How much bigger do two averages need to be for an effect?
In the table at the start of this article product A and B receive scores of 3.6 and 3.5 respectively. The paragraphs above explain that calculating these means may not be valid. However, assuming that we do calculate means in this way, how different would the mean scores for product A and B need to be for us to conclude that A was better than B? I have come across students (normally in vivas) who would simply state that A is better than B because 3.6 > 3.5. To those students I then would say, would you still take that view if instead of 3.6 and 3.5 it was 3.51 and 3.5? What if it is 3.50001 and 3.5? Would they still maintain that A is better than B? It is clear that we need to consider variance and noise and carry out a proper statistical test to conclude whether 3.6 is significantly greater than 3.5. The test is called a student t-test and anyone can be taught to perform one using Microsoft Excel in a matter of minutes. In the example at the start of this article it turns out that there is no statistically significant difference. We cannot conclude that product A is received better than product B.

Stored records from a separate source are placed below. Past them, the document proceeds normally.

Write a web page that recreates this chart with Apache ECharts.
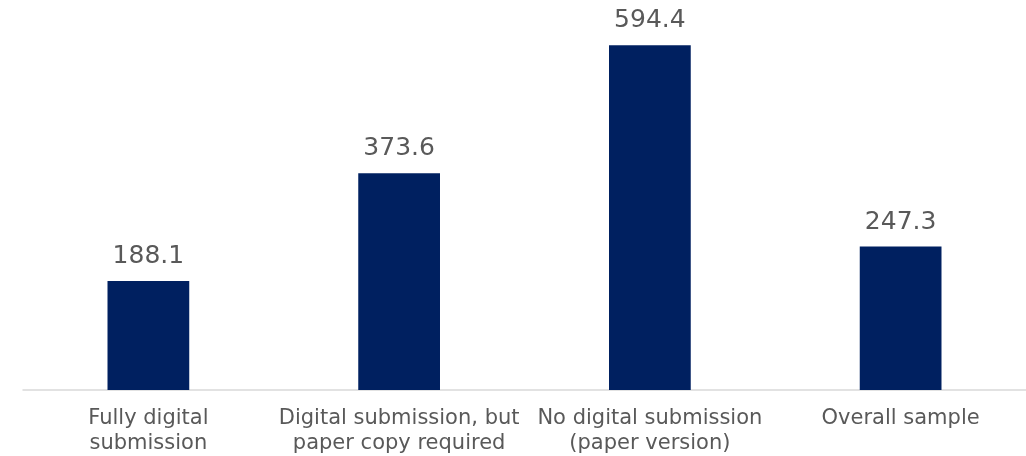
<!DOCTYPE html>
<html>
<head>
<meta charset="utf-8">
<script src="https://cdn.jsdelivr.net/npm/echarts@6/dist/echarts.min.js"></script>
<style>
  html, body { margin: 0; padding: 0; background: #fff; }
  #chart { width: 1026px; height: 456px; }
</style>
</head>
<body>
<div id="chart"></div>
<script>
// Submission categories and average values
const categories = [
  'Fully digital\nsubmission',
  'Digital submission, but\npaper copy required',
  'No digital submission\n(paper version)',
  'Overall sample'
];
const values = [188.1, 373.6, 594.4, 247.3];

const chart = echarts.init(document.getElementById('chart'));
chart.setOption({
  animation: false,
  grid: { left: 23, right: -2, top: 42, bottom: 64 },
  xAxis: {
    type: 'category',
    data: categories,
    axisLine: { show: true, lineStyle: { color: '#d9d9d9', width: 1.5 } },
    axisTick: { show: false },
    axisLabel: {
      color: '#595959',
      fontFamily: 'DejaVu Sans',
      fontSize: 21,
      lineHeight: 25,
      margin: 16,
      interval: 0
    }
  },
  yAxis: {
    type: 'value',
    min: 0,
    max: 600,
    show: false,
    splitLine: { show: false }
  },
  series: [{
    type: 'bar',
    data: values,
    barWidth: '32.6%',
    itemStyle: { color: '#002060' },
    label: {
      show: true,
      position: 'top',
      distance: 12,
      color: '#595959',
      fontFamily: 'DejaVu Sans',
      fontSize: 25,
      formatter: p => p.value.toFixed(1)
    }
  }]
});
</script>
</body>
</html>
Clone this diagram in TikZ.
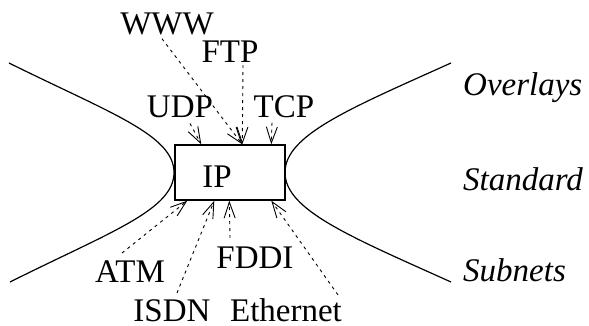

However, can we conclude that both products are received favourably? Again, we need a statistical test. It turns out that in this case, both 3.6 and 3.5 are statistically greater than 3 and we can at least conclude that products A and B are received favourably. However, there is the caveat that this assumes that we can treat the Likert scale data as interval data in the first place.
An interesting question is whether we should use 5-point scales at all. Would we get different results if we used a 7-, 9- or 11-point scale? I have found one website that suggests that a 7-point scale is better than a 5-point scale but not by much. A paper by Dawes in International Journal of Market Research (2008: 55 (1)) looked at 5-, 7- and 10-point scales and concluded that the results from a 10-point scale would be different from a 5- or 7-point scale (after suitable normalisation).
Although odd-number scales (with a neutral point) are almost always used. A paper by Garland (Marketing Bulletin, 1991: 2, 66-70) suggest that using a four-point scale (and removing the neutral point) might remove the social desirabiity bias that comes from respondents wanting to please the interviewer. I am not sure what current thinking is on this matter though and I would normally use odd-number scales.
I am not providing any definitive views on these points but rather raising awareness of issues. If you want to use a Likert scale then these are issues you need to familiarise yourself with.
I will confess to having treated Likert scale data as interval data and carrying out parametric statistics (these are statistics that use statistical parameters such as standard deviations). However, deep down I know it is wrong. I am coming to the view that the best thing is not to use a Likert scale at all. I think people often use this sort of scale because it seems simple. There are ways to statistically analyse data like these and I would refer readers to categorical judgement which is a well-used psychophysical technique. My colleague Ronnier Luo at Leeds University has used this technique extensively for decades. However, it is far from simple to analyse the results. I think there are better ways of obtaining information. I think use sliders bars and allowing users to indicate using the slider bar their view between two extremes (e.g. between very satisfied and very dissatisfied) is probably better and I will encourage my students to use this technique in the future.